Direct numerical simulation and Reynolds-averaged Navier-Stokes modeling of the sudden viscous dissipation for multicomponent turbulence.

Simulations of a turbulent multicomponent fluid mixture undergoing isotropic deformations are carried out to investigate the sudden viscous dissipation. This dissipative mechanism was originally demonstrated using simulations of an incompressible single-component fluid [S. Davidovits and N. J. Fisch, Phys. Rev. Lett. 116, 105004 (2016)10.1103/PhysRevLett.116.105004]. By accounting for the convective and diffusive transfer of various species, the current work aims to increase the physical fidelity of previous simulations and their relevance to inertial confinement fusion applications.

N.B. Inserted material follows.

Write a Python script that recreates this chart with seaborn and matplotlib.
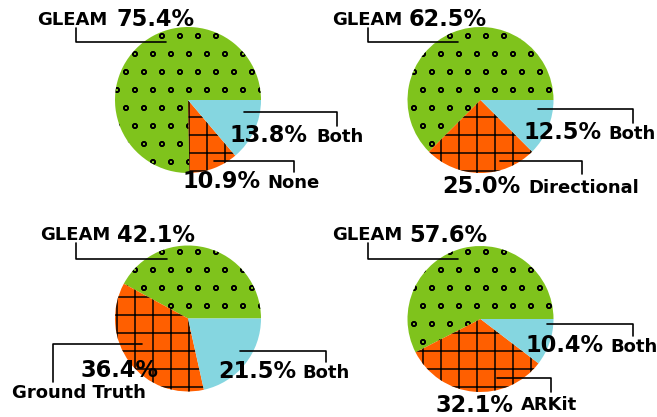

Direct numerical simulations of the compressed fluid show that the sudden viscous dissipation of turbulent kinetic energy is unchanged from the single-component scenario. More importantly, the simulations demonstrate that the mass fraction variance and covariance for the various species also exhibit a sudden viscous decay. Reynolds-averaged Navier-Stokes simulations were carried out using the k-l model to assess its ability to reproduce the sudden viscous dissipation. Results show that the standard k-l formulation does not capture the sudden decay of turbulent kinetic energy, mass-fraction variance, and mass-fraction covariance for simulations with various compression and expansion rates, or different exponents for the power-law model of viscosity. A new formulation of the k-l model that is based on previous improvements to the k-ε family of models is proposed, which leads to consistently good agreement with the direct numerical simulations for all the isotropic deformations under consideration.